▶ _Task details_
Repeat the data word for word. Do not include the pictures.

▶ _The data_
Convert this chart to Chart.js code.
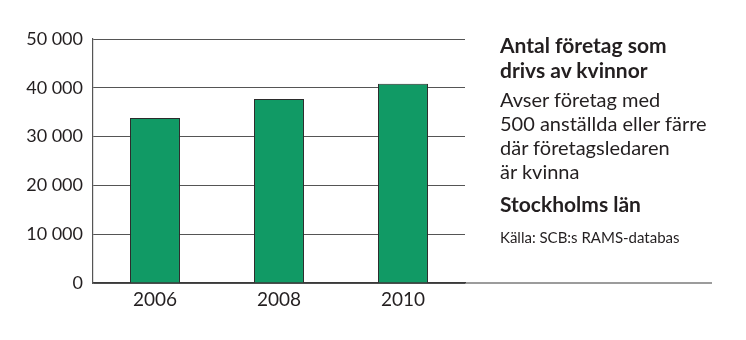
<!DOCTYPE html>
<html>
<head>
<meta charset="utf-8">
<script src="https://cdn.jsdelivr.net/npm/chart.js@4.4.1/dist/chart.umd.min.js"></script>
<style>
  body { margin: 0; background: #fff; }
  #wrap { position: relative; width: 746px; height: 340px; }
  #note {
    position: absolute; left: 500px; top: 32px; width: 246px;
    font-family: Lato, sans-serif; color: #231f20;
  }
  #note .t { font-weight: bold; font-size: 21px; line-height: 25px; }
  #note .b { font-size: 20px; line-height: 24px; margin-top: 5px; }
  #note .s { font-weight: bold; font-size: 21px; line-height: 24px; margin-top: 9px; }
  #note .k { font-size: 15px; line-height: 18px; margin-top: 12px; }
</style>
</head>
<body>
<div id="wrap">
  <canvas id="myChart" width="746" height="340"></canvas>
  <div id="note">
    <div class="t">Antal företag som<br>drivs av kvinnor</div>
    <div class="b">Avser företag med<br>500 anställda eller färre<br>där företagsledaren<br>är kvinna</div>
    <div class="s">Stockholms län</div>
    <div class="k">Källa: SCB:s RAMS-databas</div>
  </div>
</div>
<script>
const years = ['2006', '2008', '2010'];
const companies = [33800, 37700, 40850];
const yTicks = [0, 10000, 20000, 30000, 40000, 50000];
const yTickLabels = ['0', '10 000', '20 000', '30 000', '40 000', '50 000'];

// baseline runs on past the plot, under the text block
const baseLine = {
    id: 'baseLine',
    afterDraw(chart) {
        const c = chart.ctx;
        const y = chart.scales.y.getPixelForValue(0);
        c.save();
        c.strokeStyle = '#3a3a3a';
        c.lineWidth = 1.2;
        c.beginPath();
        c.moveTo(chart.chartArea.right, y);
        c.lineTo(712, y);
        c.stroke();
        c.restore();
    }
};

const ctx = document.getElementById('myChart').getContext('2d');
const myChart = new Chart(ctx, {
    type: 'bar',
    data: {
        labels: years,
        datasets: [{
            label: 'Antal företag',
            data: companies,
            backgroundColor: '#119a65',
            borderColor: '#2b2b2b',
            borderWidth: 1,
            barPercentage: 0.403,
            categoryPercentage: 1
        }]
    },
    options: {
        responsive: false,
        animation: false,
        layout: { padding: { top: 39, right: 281, bottom: 0, left: 0 } },
        plugins: { legend: { display: false }, tooltip: { enabled: false } },
        scales: {
            x: {
                grid: { display: false, drawTicks: false },
                border: { display: true, color: '#3a3a3a', width: 1.2 },
                ticks: { color: '#231f20', font: { family: 'Lato', size: 19 }, padding: 5 },
                afterFit(scale) { scale.height = 57; }
            },
            y: {
                min: 0,
                max: 50000,
                afterBuildTicks(scale) { scale.ticks = yTicks.map(v => ({ value: v })); },
                grid: { color: '#555555', lineWidth: 1, drawTicks: false },
                border: { display: true, color: '#555555', width: 1.2 },
                ticks: {
                    color: '#231f20',
                    font: { family: 'Lato', size: 18 },
                    padding: 10,
                    callback: (v) => yTickLabels[yTicks.indexOf(v)]
                },
                afterFit(scale) { scale.width = 93; }
            }
        }
    },
    plugins: [baseLine]
});
</script>
</body>
</html>
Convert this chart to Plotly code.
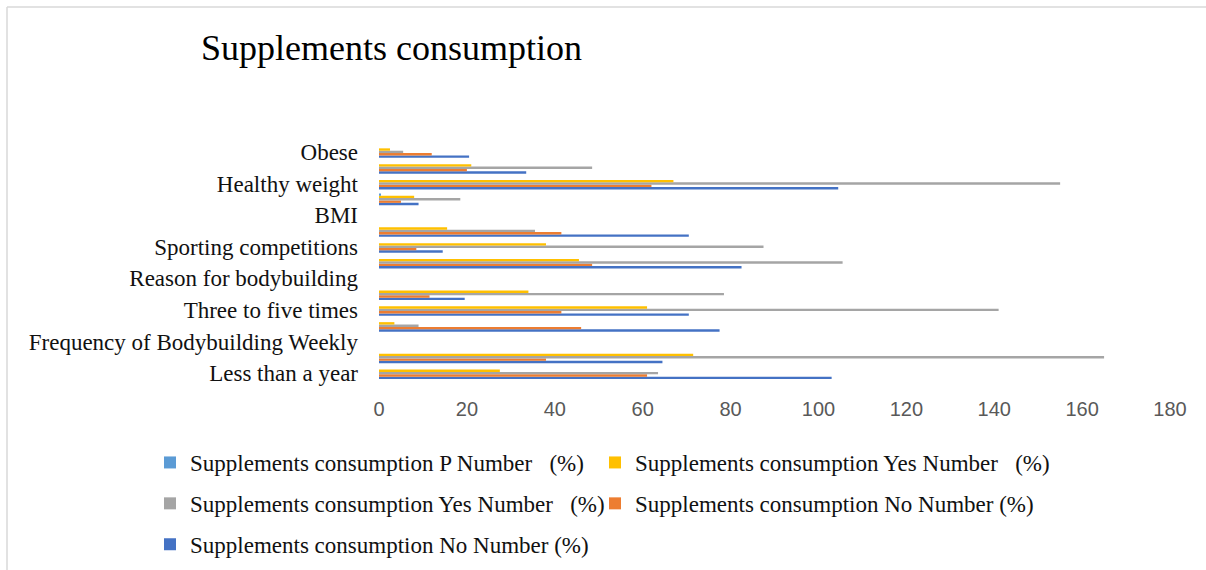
import plotly.graph_objects as go

# Categories, bottom to top (as drawn)
categories = [
    "Less than a year", "More than a year",
    "Frequency of Bodybuilding Weekly", "Less than three times",
    "Three to five times", "More than five times",
    "Reason for bodybuilding", "Health",
    "Sporting competitions", "Beauty",
    "BMI", "Underweight",
    "Healthy weight", "Overweight", "Obese",
]
shown_labels = [
    "Less than a year", "Frequency of Bodybuilding Weekly",
    "Three to five times", "Reason for bodybuilding",
    "Sporting competitions", "BMI", "Healthy weight", "Obese",
]

no_number = [103, 64.5, None, 77.5, 70.5, 19.5, None, 82.5, 14.5, 70.5, None, 9, 104.5, 33.5, 20.5]
no_pct = [61, 38, None, 46, 41.5, 11.5, None, 48.5, 8.5, 41.5, None, 5, 62, 20, 12]
yes_number = [63.5, 165, None, 9, 141, 78.5, None, 105.5, 87.5, 35.5, None, 18.5, 155, 48.5, 5.5]
yes_pct = [27.5, 71.5, None, 3.5, 61, 34, None, 45.5, 38, 15.5, None, 8, 67, 21, 2.5]
p_number = [0, 0, None, 0, 0, 0, None, 0, 0, 0, None, 0.4, 0, 0, 0]

x_ticks = [0, 20, 40, 60, 80, 100, 120, 140, 160, 180]

NB = "\u00a0"
# (name, values, colour, legend column, rank within column)
series = [
    ("Supplements consumption No Number (%)", no_number, "#4472C4", "legend", 3),
    ("Supplements consumption No Number (%)", no_pct, "#ED7D31", "legend2", 2),
    ("Supplements consumption Yes Number" + NB * 3 + "(%)", yes_number, "#A5A5A5", "legend", 2),
    ("Supplements consumption Yes Number" + NB * 3 + "(%)", yes_pct, "#FFC000", "legend2", 1),
    ("Supplements consumption P Number" + NB * 3 + "(%)", p_number, "#5B9BD5", "legend", 1),
]

fig = go.Figure()
for i, (name, vals, color, leg, rank) in enumerate(series):
    fig.add_trace(go.Bar(
        y=categories, x=vals, name=name, orientation="h",
        legend=leg, legendgroup=f"g{i}", legendrank=rank,
        marker=dict(color=color, line=dict(width=0)),
    ))

serif = "Liberation Serif"
L, R, T, B = 379, 36, 144, 189
PW, PH = 1206 - L - R, 570 - T - B


def px_x(px):
    return (px - L) / PW


def px_y(py):
    return (570 - B - py) / PH


legend_common = dict(
    orientation="v", traceorder="grouped", tracegroupgap=8,
    xanchor="left", yanchor="top",
    font=dict(family=serif, size=23, color="#111111"),
    bgcolor="rgba(0,0,0,0)",
)

fig.update_layout(
    width=1206, height=570,
    margin=dict(l=L, r=R, t=T, b=B, autoexpand=False),
    paper_bgcolor="white", plot_bgcolor="white",
    barmode="group", bargap=0.25, bargroupgap=0,
    title=dict(text="Supplements consumption", x=201 / 1206, xanchor="left",
               xref="container", y=1 - 47 / 570, yanchor="middle", yref="container",
               font=dict(family=serif, size=36, color="#000000")),
    xaxis=dict(range=[0, 180], tickvals=x_ticks, showgrid=False, zeroline=False,
               showline=False, ticks="", ticklabelstandoff=14,
               tickfont=dict(family="Liberation Sans", size=20, color="#595959")),
    yaxis=dict(type="category", categoryorder="array", categoryarray=categories,
               tickvals=shown_labels, showgrid=False, zeroline=False, showline=False,
               ticks="", ticklabelstandoff=20,
               tickfont=dict(family=serif, size=23, color="#111111")),
    legend=dict(x=px_x(150), y=px_y(441), **legend_common),
    legend2=dict(x=px_x(595), y=px_y(441), **legend_common),
    shapes=[
        dict(type="line", xref="paper", yref="paper", x0=px_x(7), x1=px_x(1206),
             y0=px_y(7), y1=px_y(7), line=dict(color="#D9D9D9", width=1.5)),
        dict(type="line", xref="paper", yref="paper", x0=px_x(7), x1=px_x(7),
             y0=px_y(7), y1=px_y(570), line=dict(color="#D9D9D9", width=1.5)),
    ],
)

fig.write_html("out.html")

▶ _The answer_
Convert this chart to Chart.js code.
<!DOCTYPE html>
<html>
<head>
<meta charset="utf-8">
<script src="https://cdn.jsdelivr.net/npm/chart.js@4.4.1/dist/chart.umd.min.js"></script>
<style>
  body { margin: 0; background: #fff; }
  #wrap { position: relative; width: 746px; height: 340px; }
  #note {
    position: absolute; left: 500px; top: 32px; width: 246px;
    font-family: Lato, sans-serif; color: #231f20;
  }
  #note .t { font-weight: bold; font-size: 21px; line-height: 25px; }
  #note .b { font-size: 20px; line-height: 24px; margin-top: 5px; }
  #note .s { font-weight: bold; font-size: 21px; line-height: 24px; margin-top: 9px; }
  #note .k { font-size: 15px; line-height: 18px; margin-top: 12px; }
</style>
</head>
<body>
<div id="wrap">
  <canvas id="myChart" width="746" height="340"></canvas>
  <div id="note">
    <div class="t">Antal företag som<br>drivs av kvinnor</div>
    <div class="b">Avser företag med<br>500 anställda eller färre<br>där företagsledaren<br>är kvinna</div>
    <div class="s">Stockholms län</div>
    <div class="k">Källa: SCB:s RAMS-databas</div>
  </div>
</div>
<script>
const years = ['2006', '2008', '2010'];
const companies = [33800, 37700, 40850];
const yTicks = [0, 10000, 20000, 30000, 40000, 50000];
const yTickLabels = ['0', '10 000', '20 000', '30 000', '40 000', '50 000'];

// baseline runs on past the plot, under the text block
const baseLine = {
    id: 'baseLine',
    afterDraw(chart) {
        const c = chart.ctx;
        const y = chart.scales.y.getPixelForValue(0);
        c.save();
        c.strokeStyle = '#3a3a3a';
        c.lineWidth = 1.2;
        c.beginPath();
        c.moveTo(chart.chartArea.right, y);
        c.lineTo(712, y);
        c.stroke();
        c.restore();
    }
};

const ctx = document.getElementById('myChart').getContext('2d');
const myChart = new Chart(ctx, {
    type: 'bar',
    data: {
        labels: years,
        datasets: [{
            label: 'Antal företag',
            data: companies,
            backgroundColor: '#119a65',
            borderColor: '#2b2b2b',
            borderWidth: 1,
            barPercentage: 0.403,
            categoryPercentage: 1
        }]
    },
    options: {
        responsive: false,
        animation: false,
        layout: { padding: { top: 39, right: 281, bottom: 0, left: 0 } },
        plugins: { legend: { display: false }, tooltip: { enabled: false } },
        scales: {
            x: {
                grid: { display: false, drawTicks: false },
                border: { display: true, color: '#3a3a3a', width: 1.2 },
                ticks: { color: '#231f20', font: { family: 'Lato', size: 19 }, padding: 5 },
                afterFit(scale) { scale.height = 57; }
            },
            y: {
                min: 0,
                max: 50000,
                afterBuildTicks(scale) { scale.ticks = yTicks.map(v => ({ value: v })); },
                grid: { color: '#555555', lineWidth: 1, drawTicks: false },
                border: { display: true, color: '#555555', width: 1.2 },
                ticks: {
                    color: '#231f20',
                    font: { family: 'Lato', size: 18 },
                    padding: 10,
                    callback: (v) => yTickLabels[yTicks.indexOf(v)]
                },
                afterFit(scale) { scale.width = 93; }
            }
        }
    },
    plugins: [baseLine]
});
</script>
</body>
</html>
Convert this chart to Plotly code.
import plotly.graph_objects as go

# Categories, bottom to top (as drawn)
categories = [
    "Less than a year", "More than a year",
    "Frequency of Bodybuilding Weekly", "Less than three times",
    "Three to five times", "More than five times",
    "Reason for bodybuilding", "Health",
    "Sporting competitions", "Beauty",
    "BMI", "Underweight",
    "Healthy weight", "Overweight", "Obese",
]
shown_labels = [
    "Less than a year", "Frequency of Bodybuilding Weekly",
    "Three to five times", "Reason for bodybuilding",
    "Sporting competitions", "BMI", "Healthy weight", "Obese",
]

no_number = [103, 64.5, None, 77.5, 70.5, 19.5, None, 82.5, 14.5, 70.5, None, 9, 104.5, 33.5, 20.5]
no_pct = [61, 38, None, 46, 41.5, 11.5, None, 48.5, 8.5, 41.5, None, 5, 62, 20, 12]
yes_number = [63.5, 165, None, 9, 141, 78.5, None, 105.5, 87.5, 35.5, None, 18.5, 155, 48.5, 5.5]
yes_pct = [27.5, 71.5, None, 3.5, 61, 34, None, 45.5, 38, 15.5, None, 8, 67, 21, 2.5]
p_number = [0, 0, None, 0, 0, 0, None, 0, 0, 0, None, 0.4, 0, 0, 0]

x_ticks = [0, 20, 40, 60, 80, 100, 120, 140, 160, 180]

NB = "\u00a0"
# (name, values, colour, legend column, rank within column)
series = [
    ("Supplements consumption No Number (%)", no_number, "#4472C4", "legend", 3),
    ("Supplements consumption No Number (%)", no_pct, "#ED7D31", "legend2", 2),
    ("Supplements consumption Yes Number" + NB * 3 + "(%)", yes_number, "#A5A5A5", "legend", 2),
    ("Supplements consumption Yes Number" + NB * 3 + "(%)", yes_pct, "#FFC000", "legend2", 1),
    ("Supplements consumption P Number" + NB * 3 + "(%)", p_number, "#5B9BD5", "legend", 1),
]

fig = go.Figure()
for i, (name, vals, color, leg, rank) in enumerate(series):
    fig.add_trace(go.Bar(
        y=categories, x=vals, name=name, orientation="h",
        legend=leg, legendgroup=f"g{i}", legendrank=rank,
        marker=dict(color=color, line=dict(width=0)),
    ))

serif = "Liberation Serif"
L, R, T, B = 379, 36, 144, 189
PW, PH = 1206 - L - R, 570 - T - B


def px_x(px):
    return (px - L) / PW


def px_y(py):
    return (570 - B - py) / PH


legend_common = dict(
    orientation="v", traceorder="grouped", tracegroupgap=8,
    xanchor="left", yanchor="top",
    font=dict(family=serif, size=23, color="#111111"),
    bgcolor="rgba(0,0,0,0)",
)

fig.update_layout(
    width=1206, height=570,
    margin=dict(l=L, r=R, t=T, b=B, autoexpand=False),
    paper_bgcolor="white", plot_bgcolor="white",
    barmode="group", bargap=0.25, bargroupgap=0,
    title=dict(text="Supplements consumption", x=201 / 1206, xanchor="left",
               xref="container", y=1 - 47 / 570, yanchor="middle", yref="container",
               font=dict(family=serif, size=36, color="#000000")),
    xaxis=dict(range=[0, 180], tickvals=x_ticks, showgrid=False, zeroline=False,
               showline=False, ticks="", ticklabelstandoff=14,
               tickfont=dict(family="Liberation Sans", size=20, color="#595959")),
    yaxis=dict(type="category", categoryorder="array", categoryarray=categories,
               tickvals=shown_labels, showgrid=False, zeroline=False, showline=False,
               ticks="", ticklabelstandoff=20,
               tickfont=dict(family=serif, size=23, color="#111111")),
    legend=dict(x=px_x(150), y=px_y(441), **legend_common),
    legend2=dict(x=px_x(595), y=px_y(441), **legend_common),
    shapes=[
        dict(type="line", xref="paper", yref="paper", x0=px_x(7), x1=px_x(1206),
             y0=px_y(7), y1=px_y(7), line=dict(color="#D9D9D9", width=1.5)),
        dict(type="line", xref="paper", yref="paper", x0=px_x(7), x1=px_x(7),
             y0=px_y(7), y1=px_y(570), line=dict(color="#D9D9D9", width=1.5)),
    ],
)

fig.write_html("out.html")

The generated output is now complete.